Hill’s physical presence in the victor’s space of the podium created a conversation to complement that of the photos. Hill said standing on the platform represented rising above the challenges he and many others face from educational institutions.
“I think we as people of color, black people specifically, women, queer people (and) anyone else who has been maybe made to feel lesser than or insignificant … know resilience and fortitude in ways that others don’t,” Hill said. “So I think standing was just a very simple way to symbolize a type of perseverance.”
Erin Christovale, co-curator for “Made in L.A.,” said Hill’s physical presence had a strong impact on the reception of the work since the bodily aspect of his art allowed for viewers to engage more deeply, unlike typical art objects do. Hill garnered regular visitors and people wanted to stand for him, she said.

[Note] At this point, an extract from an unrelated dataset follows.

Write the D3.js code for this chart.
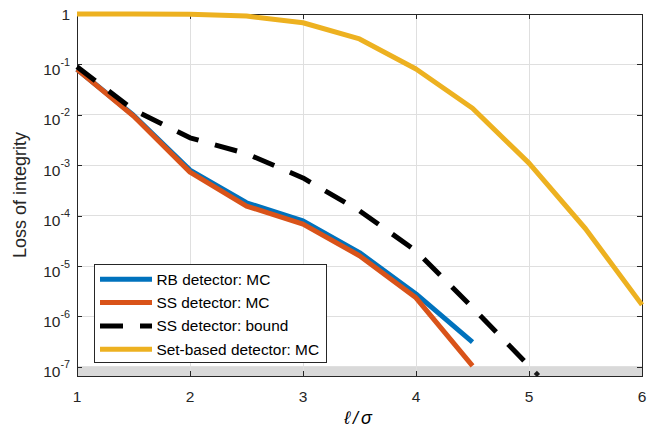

For each month of the event, Hill changed the color and style of his outfit to mark a shift in mentality. The first month’s color was black, representing a mourning of his life before the event and signaling the radical shift forthcoming, Hill said. The second month featured white colors to symbolize a state of peace within himself, and the final month saw Hill in a metallic gold pullover with blue shorts and socks, evocative of his time at UCLA as he worked toward his MFA. After three months of performing and sharing his story, Hill’s final day on the podium proved to be an emotional one as viewers gifted flowers and cheered as he stepped off the platform for the last time, Christovale said. Hill said the podium became a home and space of transformation which was difficult to depart from.
“It was a kind of cocoon that as painful and exhausting as it was, it was also comforting in the way that consistency usually is. So it’s weird but I was afraid to leave it in a way, so the last day almost felt kind of like a shedding of a skin or something and growth,” Hill said. “I don’t think they call them growing pains for nothing.”
Through the duration of “Made in L.A.,” viewers awarded Hill the event’s Public Recognition Award through votes and since its ending, Hill said he feels optimistic after reflecting on the adversity he faced because of the vibrant pulse of the younger generation of students succeeding him. Hill has recently begun doing a fellowship at the Radcliffe Institute for Advanced Study at Harvard University and showing photographs in New York City that he had taken on his one day off each week from “Excellentia, Mollitia, Victoria.”
“At a certain point, none of this is really about me. It starts with me and it starts from a very personal place, but the hope for all of this is that it’s for people coming up after me who might need some sort of visual representation to sort of offer new possibilities,” Hill said. This is for the younger me’s, my younger selves and all of our younger selves.”